Previous studies of the stable atmospheric boundary layer using techniques of non-linear dynamical systems (McNider et al. J.Atmos.Sci, 1995) have shown that the equations support multiple solutions in certain parameter spaces. For example, for geostrophic speeds as a bifurcation parameter two stable equilibria are found. One a warm solution corresponding to the high wind regime where the surface layer of the atmosphere stays coupled to the outer layer and a second corresponding to the low wind cold solution de-coupled case. In between the two stable equilibria is a unstable region where multiple solutions exist. The bifurcation diagram is a classic "s" shape with the fold back region showing the multiple solutions. These studies were carried out using a simple two layer model of the atmosphere with a fairly complete surface energy budget. This allowed the dynamical analysis to be carried out on a coupled set of three ordinary differential equations.
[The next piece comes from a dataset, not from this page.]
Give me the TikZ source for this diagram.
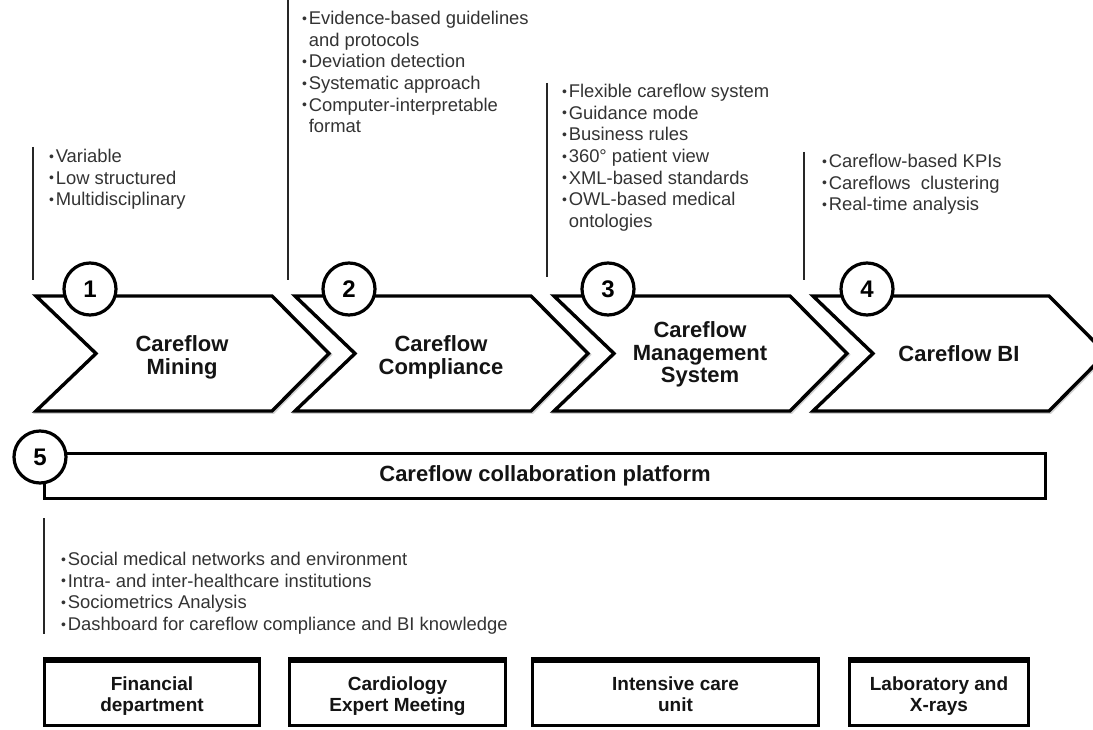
\documentclass[tikz,border=0pt]{standalone}
\usepackage{fontspec}
\setmainfont{Liberation Sans}
\newcommand\mybul{\makebox[6.6pt][l]{\raisebox{1.2pt}{\fontsize{14}{14}\selectfont •}}}
\newcommand\myind{\hspace*{6.6pt}}
\begin{document}
\begin{tikzpicture}[x=1pt,y=-1pt,
  chev/.style={draw=black, fill=white, line width=3.4pt, line join=miter, miter limit=10},
  shad/.style={draw=black!18, line width=3.4pt, line join=miter, miter limit=10},
  num/.style={circle, draw=black, fill=white, line width=3.2pt, minimum size=52pt, inner sep=0pt, font=\fontsize{24}{24}\selectfont\bfseries},
  lab/.style={align=center, inner sep=0pt, font=\fontsize{22}{22.5}\selectfont\bfseries, text=black!92},
  info/.style={anchor=north west, inner sep=0pt, align=left, font=\fontsize{18.4}{21.7}\selectfont, text=black!80},
  vline/.style={draw=black!85, line width=1.4pt},
  boxst/.style={draw=black, fill=white, line width=3.4pt, inner sep=0pt},
  boxtop/.style={draw=black, line width=4.6pt},
  boxtxt/.style={align=center, inner sep=0pt, font=\fontsize{19}{21}\selectfont\bfseries, text=black!92}
]
\useasboundingbox[fill=white] (0,0) rectangle (1093,730);

% vertical guide lines
\coordinate (v1a) at (33,147);  \coordinate (v1b) at (33,280);
\coordinate (v2a) at (288,0);   \coordinate (v2b) at (288,280);
\coordinate (v3a) at (547,83);  \coordinate (v3b) at (547,277);
\coordinate (v4a) at (804,152); \coordinate (v4b) at (804,280);
\coordinate (v5a) at (44,518);  \coordinate (v5b) at (44,634);
\draw[vline] (v1a) -- (v1b);
\draw[vline] (v2a) -- (v2b);
\draw[vline] (v3a) -- (v3b);
\draw[vline] (v4a) -- (v4b);
\draw[vline] (v5a) -- (v5b);

% bullet lists
\node[info] (t1) at (49,148.8) {\mybul Variable\\ \mybul Low structured\\ \mybul Multidisciplinary};
\node[info] (t2) at (302,10.8) {\mybul Evidence-based guidelines\\ \myind and protocols\\ \mybul Deviation detection\\ \mybul Systematic approach\\ \mybul Computer-interpretable\\ \myind format};
\node[info] (t3) at (562,83.8) {\mybul Flexible careflow system\\ \mybul Guidance mode\\ \mybul Business rules\\ \mybul 360° patient view\\ \mybul XML-based standards\\ \mybul OWL-based medical\\ \myind ontologies};
\node[info] (t4) at (822,153.8) {\mybul Careflow-based KPIs\\ \mybul Careflows\ \ clustering\\ \mybul Real-time analysis};
\node[info] (t5) at (61,551.8) {\mybul Social medical networks and environment\\ \mybul Intra- and inter-healthcare institutions\\ \mybul Sociometrics Analysis\\ \mybul Dashboard for careflow compliance and BI knowledge};

% chevrons
\foreach \L/\n/\ly/\txt in {36/1/357.5/{Careflow\\Mining}, 295/2/357.5/{Careflow\\Compliance}, 554/3/354.5/{Careflow\\Management\\System}, 813/4/353.5/{Careflow BI}}{
  \draw[shad] ([shift={(1.2,1.2)}]\L,296) -- ++(236,0) -- ++(57,57.5) -- ++(-57,57.5) -- ++(-236,0) -- ++(60,-57.5) -- cycle;
  \draw[chev] (\L,296) -- ++(236,0) -- ++(57,57.5) -- ++(-57,57.5) -- ++(-236,0) -- ++(60,-57.5) -- cycle;
  \node[lab] (lab\n) at (\L+146,\ly) {\txt};
  \node[num] (num\n) at (\L+54,289) {\n};
}

% collaboration platform
\node[boxst, minimum width=1000.6pt, minimum height=44.6pt] (bar) at (545,476) {};
\node[lab] (bartxt) at (545,476) {Careflow collaboration platform};
\node[num] (num5) at (40,457) {5};

% bottom boxes
\node[boxst, minimum width=214.6pt, minimum height=63.6pt] (b1) at (152,693.5) {};
\node[boxst, minimum width=215.6pt, minimum height=63.6pt] (b2) at (397.5,693.5) {};
\node[boxst, minimum width=285.6pt, minimum height=63.6pt] (b3) at (675.5,693.5) {};
\node[boxst, minimum width=178.6pt, minimum height=63.6pt] (b4) at (939,693.5) {};
\foreach \b in {b1,b2,b3,b4}{
  \draw[boxtop] ([yshift=0.6pt]\b.north west) -- ([yshift=0.6pt]\b.north east);
}
\node[boxtxt] (bt1) at ([yshift=-3pt]b1.center) {Financial\\department};
\node[boxtxt] (bt2) at ([yshift=-3pt]b2.center) {Cardiology\\Expert Meeting};
\node[boxtxt] (bt3) at ([yshift=-3pt]b3.center) {Intensive care\\unit\vphantom{p}};
\node[boxtxt] (bt4) at ([yshift=-3pt]b4.center) {Laboratory and\\X-rays};
\end{tikzpicture}
\end{document}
The present paper extends this work by analyzing a partial differential equation set with full vertical dependence. In classic problems in dynamical analysis, interesting behaviors such as multiple solutions are often found for simple mathematical representations of physical phenomena, but, this behavior does not carry forward in more complete mathematical representations. In the present case, the basic "s" shaped bifurcation diagram remains with only slight variations from the two layer model.

In addition to the dynamical analysis of the solutions as a function of external parameters - roughness, windspeed etc., preliminary studies of the role of initial conditions are examined. The evolution of the boundary may be dramatically affected by the initial conditions at sunset. For example, a less stable initial profile may send the boundary to the coupled warm solution rather than the cold de-coupled solution at least temporarily. Thus, physical processes such as the entrainment of cool air from the surface by decaying large eddies may be important in setting the initial conditions (initial stability) for the subsequent evolution of the stable boundary layer. Sensitivity of the boundary solutions to initial conditions are explored for various external parameter spaces.